Monday, August 07, 2006

Heybeliada

Heybeliada is the name of an island off Istanbul's Coast where people have their summer homes. We were invited there for dinner, with Esra's family, and we had to take the ferry for 90 minutes to get there. Very interesting landscapes and people. Quite a trip. Erik, Maiko, Nicole, Tarek, Clement, Ali... great people, mostly Esra's friends. There are no cars in the island. Just charriots and horses. It was my night before last in Istanbul.
















I talked to this man on the way back in the ferry. He was from Oman, his name was Omar. A banker. He was traveling with his kids. Very nice family, happy kids. He was on vacation, far away from work.



Kariye

Go check this site for better quality pics of the Kariye Church in Istanbul. Beautiful tiles, beautiful architecture. I thought immediately about Grid Art, something I teach my students when we talk about ASCII art. It's a small church that saw all its mosaics covered in plaster when it was turned into a mosque. The plaster actually preserved most of the art work, but not all of it was saved. I cannot imagine how it used to look like in the old days. I need a better camera. My Nikon is WAY too old and it does not have an optic zoom, and my treo cam i ok for this, but that's it. Now I know what I want for xmas...







We went to the Suleymanyani Mosque, on the other side of the city.
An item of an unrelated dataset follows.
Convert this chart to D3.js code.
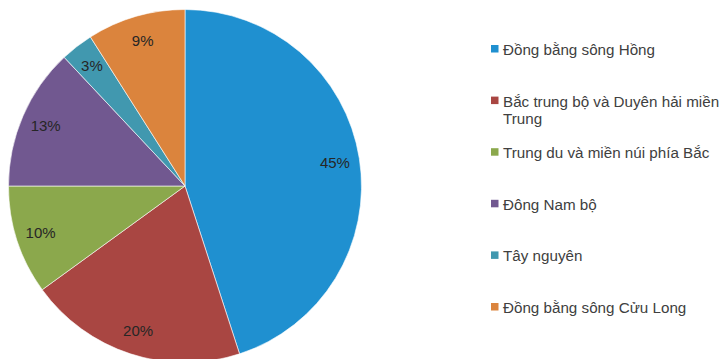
<!DOCTYPE html>
<html>
<head>
<meta charset="utf-8">
<script src="https://cdn.jsdelivr.net/npm/d3@7"></script>
<style>
  html, body { margin: 0; padding: 0; background: #fff; }
  svg { display: block; font-family: "Liberation Sans", Arial, sans-serif; }
</style>
</head>
<body>
<svg id="chart" width="722" height="359"></svg>
<script>
// Regions and their shares (%)
const regions = [
  "Đồng bằng sông Hồng",
  "Bắc trung bộ và Duyên hải miền Trung",
  "Trung du và miền núi phía Bắc",
  "Đông Nam bộ",
  "Tây nguyên",
  "Đồng bằng sông Cửu Long"
];
const shares = [45, 20, 10, 13, 3, 9];
const colors = ["#1F90D0", "#A94642", "#8BA84C", "#715890", "#4198AF", "#DB843D"];
// Legend entries broken into lines
const legendLines = [
  ["Đồng bằng sông Hồng"],
  ["Bắc trung bộ và Duyên hải miền", "Trung"],
  ["Trung du và miền núi phía Bắc"],
  ["Đông Nam bộ"],
  ["Tây nguyên"],
  ["Đồng bằng sông Cửu Long"]
];

const svg = d3.select("#chart");
const cx = 185, cy = 186, R = 176.5;

const data = regions.map((name, i) => ({ name, value: shares[i], color: colors[i] }));

const pie = d3.pie().sort(null).value(d => d.value);
const arc = d3.arc().innerRadius(0).outerRadius(R);
const labelArc = d3.arc().innerRadius(R * 0.86).outerRadius(R * 0.86);

const g = svg.append("g").attr("transform", `translate(${cx},${cy})`);
const arcs = pie(data);

g.selectAll("path.slice")
  .data(arcs)
  .join("path")
  .attr("class", "slice")
  .attr("d", arc)
  .attr("fill", d => d.data.color)
  .attr("stroke", "#ffffff")
  .attr("stroke-width", 0.6);

g.selectAll("text.pct")
  .data(arcs)
  .join("text")
  .attr("class", "pct")
  .attr("transform", d => `translate(${labelArc.centroid(d)})`)
  .attr("text-anchor", "middle")
  .attr("dy", "0.36em")
  .attr("font-size", 15)
  .attr("fill", "#262626")
  .text(d => d.data.value + "%");

// Legend
const legend = svg.append("g").attr("transform", "translate(491,55)");
const rowStep = 51.6, lineStep = 17;
const item = legend.selectAll("g.item")
  .data(data)
  .join("g")
  .attr("class", "item")
  .attr("transform", (d, i) => `translate(0,${i * rowStep})`);

item.append("rect")
  .attr("x", 0).attr("y", -10)
  .attr("width", 7.5).attr("height", 7.5)
  .attr("fill", d => d.color);

item.append("text")
  .attr("x", 12)
  .attr("font-size", 15.2)
  .attr("fill", "#404040")
  .selectAll("tspan")
  .data((d, i) => legendLines[i])
  .join("tspan")
  .attr("x", 12)
  .attr("dy", (l, j) => j === 0 ? 0 : lineStep)
  .text(l => l);
</script>
</body>
</html>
I could not take any pics inside, I had to wear a pareo because my shorts were too short.





Rodin

Just imagine what is best for your life when you have a hang over: go to a museum and see a huge collection of Rodin's work. The Sabanci Museum. Mr Sabanci, a very rich philanthropist, was a big collector of works of turkish calligraphy. he donated his entire collection, and the beautiful house, to be turned into a museum, attached to the Sabanci University. Ali met Mr Sabanci when we were in NY, I remember when he told me he had met one of the most influencial men in Turkey. His passion for Art was amazing.
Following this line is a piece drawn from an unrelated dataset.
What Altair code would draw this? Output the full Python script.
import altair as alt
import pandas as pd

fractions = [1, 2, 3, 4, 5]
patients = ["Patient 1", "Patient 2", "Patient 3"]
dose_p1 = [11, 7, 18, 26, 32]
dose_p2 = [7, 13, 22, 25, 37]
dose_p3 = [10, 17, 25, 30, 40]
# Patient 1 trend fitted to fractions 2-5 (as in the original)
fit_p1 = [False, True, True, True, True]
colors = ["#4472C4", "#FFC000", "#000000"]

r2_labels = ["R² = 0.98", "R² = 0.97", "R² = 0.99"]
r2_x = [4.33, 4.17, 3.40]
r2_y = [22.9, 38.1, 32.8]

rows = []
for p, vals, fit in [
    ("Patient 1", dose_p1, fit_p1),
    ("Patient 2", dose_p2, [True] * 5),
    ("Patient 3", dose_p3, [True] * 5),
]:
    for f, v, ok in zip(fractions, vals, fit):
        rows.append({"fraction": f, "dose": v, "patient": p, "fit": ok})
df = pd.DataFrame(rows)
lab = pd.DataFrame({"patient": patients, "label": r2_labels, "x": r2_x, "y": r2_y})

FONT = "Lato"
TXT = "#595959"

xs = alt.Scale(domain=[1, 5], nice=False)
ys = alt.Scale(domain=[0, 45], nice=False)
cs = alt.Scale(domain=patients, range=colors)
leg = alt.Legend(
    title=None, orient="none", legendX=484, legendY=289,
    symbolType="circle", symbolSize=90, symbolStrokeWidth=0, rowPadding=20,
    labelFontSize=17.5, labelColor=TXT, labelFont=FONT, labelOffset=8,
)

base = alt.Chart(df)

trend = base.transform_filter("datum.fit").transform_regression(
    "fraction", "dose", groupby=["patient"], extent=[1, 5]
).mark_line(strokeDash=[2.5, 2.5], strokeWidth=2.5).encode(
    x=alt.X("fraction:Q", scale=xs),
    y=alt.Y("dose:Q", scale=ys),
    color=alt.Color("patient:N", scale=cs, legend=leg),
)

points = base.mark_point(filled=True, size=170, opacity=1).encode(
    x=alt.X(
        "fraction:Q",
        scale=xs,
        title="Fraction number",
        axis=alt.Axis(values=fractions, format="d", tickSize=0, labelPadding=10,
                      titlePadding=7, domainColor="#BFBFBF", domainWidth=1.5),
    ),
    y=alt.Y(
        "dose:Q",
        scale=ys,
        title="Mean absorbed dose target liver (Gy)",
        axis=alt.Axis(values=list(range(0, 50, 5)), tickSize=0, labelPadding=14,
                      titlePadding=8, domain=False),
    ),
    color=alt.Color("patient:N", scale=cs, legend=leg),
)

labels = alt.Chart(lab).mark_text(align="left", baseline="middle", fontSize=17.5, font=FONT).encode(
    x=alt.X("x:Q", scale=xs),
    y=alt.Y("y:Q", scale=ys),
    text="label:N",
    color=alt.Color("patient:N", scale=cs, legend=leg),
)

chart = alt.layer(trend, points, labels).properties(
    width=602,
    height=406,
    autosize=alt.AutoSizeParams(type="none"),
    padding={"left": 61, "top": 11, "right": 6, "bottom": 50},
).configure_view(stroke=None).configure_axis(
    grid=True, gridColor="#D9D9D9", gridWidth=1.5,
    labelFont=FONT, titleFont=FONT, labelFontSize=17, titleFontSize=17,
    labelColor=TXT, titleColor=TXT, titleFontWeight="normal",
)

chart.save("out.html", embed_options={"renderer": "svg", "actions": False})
Oh... on the way to the museum I took this cab in front of Hagia Sophia. The guy spoke a little bit of English. He wanted to drive all around the Golden Horn - off our way to the west - to take me to the north. I Immediately said that no way, he needed to go back and go north by the river. He asked me is I was married, I said no because I am gay and I have my partner in Florida. He said he would have sex with me for U$500. In HIS dreams! HA! And he started talking about the gay hamams and a good friend of his that does not work, but goes every day to the hamams to have sex - for a lot of money - with married men from Europe, especially Germany, and the US. Half way through, around the wedding place, he turned the taxi meter off. I noticed that... And when we finally got to the museum he was going to charge me 49 Lira! The 49 is a permanent number that appears all the time the meter is off! I raised HELL. I said I was Colombian, and I knew all those tricks. I gave him a bill of 20 lyra and got off the car. He was really mad. I was too. he wasn't even handsome....











Ali then drove up the Bosphorus Coast. We had dinner in a delicious fish restaurant near Asli's - his sister - place.




Wedding

Oh... we had such a good time... Esra was GORGEOUS, everybody was very happy, Ali was taking pictures and he even danced with me! Great time... Very classy. It was a civil ceremony in the ruins of a palace built for the daughter of a sultan in the XIIIth century. The building burned in 1985 and the community decided to preserve the building in a very post-modern way. Keep the structure and build an internal glass support that isolates it from the noise and the weather. Beautiful. Esra's mom, Nilgun, was adorable. We danced, we hadamazing turkish food, we drank, we toasted. Fantastic...









Hamam

I always wanted to go to a real turkish bath, a Hamam. Not the cheesy baths we have in Bogota, but the real stuff. partly for the excitement, partly for the culture. I chose not to go to the openly gay ones - there are plenty in Istanbul, it's really the only outlet men have to have sex - I selected instead the Cemberlitas Hamam. Not far away from theGrand Bazar, built in 1584 by Sinan, one of the most famous architects. Go check the site. I went there the day of Ezra's wedding, I needed to relax, have a good time and look FAAABULOUS before I would put on my Versace suit :o)

Well, it was certainly a very interesting experience. Not sexually, I was not there for that, but certainly culturally. Just imagine the last time you were bathed with loads of soap, massaged, pampered and taken care of. Yes, it was a regression experience. Even though the masseur could care less about me, the fact a foreign hand was taking care of me was very comforting. It takes around 45 minutes, first they pour warm water on you - you cannot be naked - and then they bathe you with a lot of soap, and massage every part of your body. My spine cracked a few times, my arms felt like jelly. Then they use a thick glove to exfoliate the dead skin cells, and they keep on pouring water by the buckets. I felt like a baby again. I had no idea what was the experience there, and I will certainly do it again. When the massage is finished, you can stay and relax in the steam room area, until the space gets crowded with loud gringos disrupting that special moment. When the guys got in and started laughing and making noise, and splashing water at each other, I took a cold shower, was dried by a man in the waitng area, got upstaris to get dressed and had my Chai in the living room.